European Central Bank chief Christine Lagarde on Wednesday reiterated that June is the month in which policymakers will consider bringing interest rates lower.
“By June we will have a new set of projections that will confirm whether the inflation path we foresaw in our March forecast remains valid,” Lagarde said in a speech in Frankfurt.
Her message overall was highly positive on the path on inflation, despite flagging geopolitical uncertainty and ongoing domestic price pressures. Euro zone inflation cooled to 2.6% in February, though the print for services remained stickier at 3.9%.
“Unlike in the earlier phases of our policy cycle, there are reasons to believe that the expected disinflationary path will continue,” Lagarde said, stressing confidence in the latest set of staff macroeconomic projections, which see inflation averaging 2.3% in 2024, 2% in 2025, and 1.9% in 2026.
The euro zone’s central bank has held rates steady since bringing them to a record high in September. Until its March meeting, the bank’s messaging was that it was too early to discuss when to start rate cuts. It next meets in April, then June.
Lagarde said Wednesday that it would judge its three criteria — the inflation outlook, the dynamics of underlying inflation and the strength of monetary transmission — to gain “sufficient confidence to begin the dialling-back phase in which we make policy less restrictive.”

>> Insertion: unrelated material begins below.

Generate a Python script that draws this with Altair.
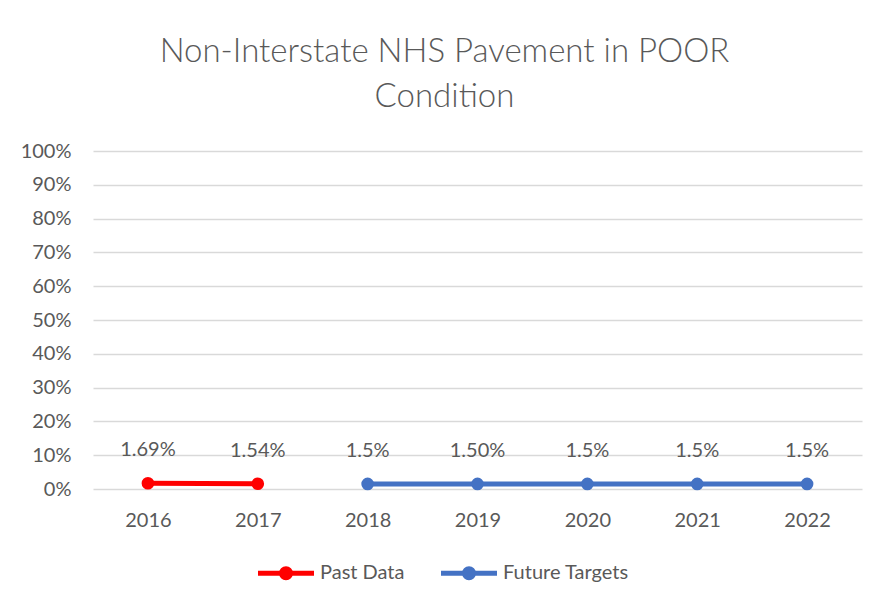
import altair as alt
import pandas as pd

years = ["2016", "2017", "2018", "2019", "2020", "2021", "2022"]
values = [1.69, 1.54, 1.5, 1.5, 1.5, 1.5, 1.5]
labels = ["1.69%", "1.54%", "1.5%", "1.50%", "1.5%", "1.5%", "1.5%"]
series = ["Past Data", "Past Data", "Future Targets", "Future Targets",
          "Future Targets", "Future Targets", "Future Targets"]
series_names = ["Past Data", "Future Targets"]
series_colors = ["#FF0000", "#4472C4"]

df = pd.DataFrame({
    "year": years,
    "value": [v / 100 for v in values],
    "label": labels,
    "series": series,
})

FONT = "Lato"
GRAY = "#595959"
FS = 20

SYM = ("M-4,0H4"
       "M-0.643,0A0.643,0.643 0 1,1 0.643,0A0.643,0.643 0 1,1 -0.643,0"
       "M-0.357,0A0.357,0.357 0 1,1 0.357,0A0.357,0.357 0 1,1 -0.357,0")

color = alt.Color(
    "series:N",
    scale=alt.Scale(domain=series_names, range=series_colors),
    legend=alt.Legend(
        title=None,
        orient="none",
        direction="horizontal",
        legendX=183,
        legendY=412,
        symbolType=SYM,
        symbolSize=196,
        symbolStrokeWidth=5,
        labelFont=FONT,
        labelFontSize=FS,
        labelColor=GRAY,
        labelOffset=24,
        columnPadding=26,
    ),
)

x = alt.X(
    "year:N",
    sort=years,
    title=None,
    scale=alt.Scale(paddingInner=0, paddingOuter=0),
    axis=alt.Axis(labelAngle=0, domain=False, ticks=False, labelPadding=21,
                  labelFont=FONT, labelFontSize=FS, labelColor=GRAY, grid=False),
)
y = alt.Y(
    "value:Q",
    title=None,
    scale=alt.Scale(domain=[0, 1]),
    axis=alt.Axis(values=[i / 10 for i in range(11)], format=".0%", domain=False,
                  ticks=False, labelPadding=22, labelFont=FONT, labelFontSize=FS,
                  labelColor=GRAY, gridColor="#D9D9D9", gridWidth=1.5),
)

base = alt.Chart(df)
lines = base.mark_line(strokeWidth=5).encode(x=x, y=y, color=color, detail="series:N")
points = base.mark_circle(size=160, opacity=1).encode(
    x=x, y=y,
    fill=alt.Fill("series:N", scale=alt.Scale(domain=series_names, range=series_colors), legend=None))
text = base.mark_text(dy=-33, font=FONT, fontSize=FS, color=GRAY).encode(
    x=x, y=y, text="label:N")

chart = alt.layer(lines, points, text).properties(
    width=769,
    height=338,
    background="white",
    autosize=alt.AutoSizeParams(type="none"),
    padding={"left": 85, "top": 143, "right": 10, "bottom": 110},
    title=alt.TitleParams(
        text=["Non-Interstate NHS Pavement in POOR", "Condition"],
        font=FONT, fontSize=33, fontWeight=300, color=GRAY,
        lineHeight=45, anchor="middle", dx=-33, offset=27,
    ),
).configure_view(stroke=None)

chart.save("out.html", embed_options={"renderer": "svg", "actions": False})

June has been flagged as a key month by numerous members of the ECB’s Governing Council, which votes on the path of rates. In a phrase repeated by Lagarde on Wednesday, ECB Chief Economist Philip Lane told CNBC last week that the central bank would “learn a lot by April, [and] a lot more by June.”
Earlier this month, Dutch central bank head Klaas Knot told a media briefing that he had “pencilled in June for a first rate cut,” according to Reuters.
The June meeting is considered a potential turning point, as it will be the first gathering for which data from spring wage negotiations will be available. The ECB is on alert for potential knock-on inflationary effects from rising salaries.
Market attention is now moving to how many rate cuts the ECB is likely to carry out over the course of this year.
Money markets indicate three cuts taking place by December, along with a potential fourth, according to Reuters data.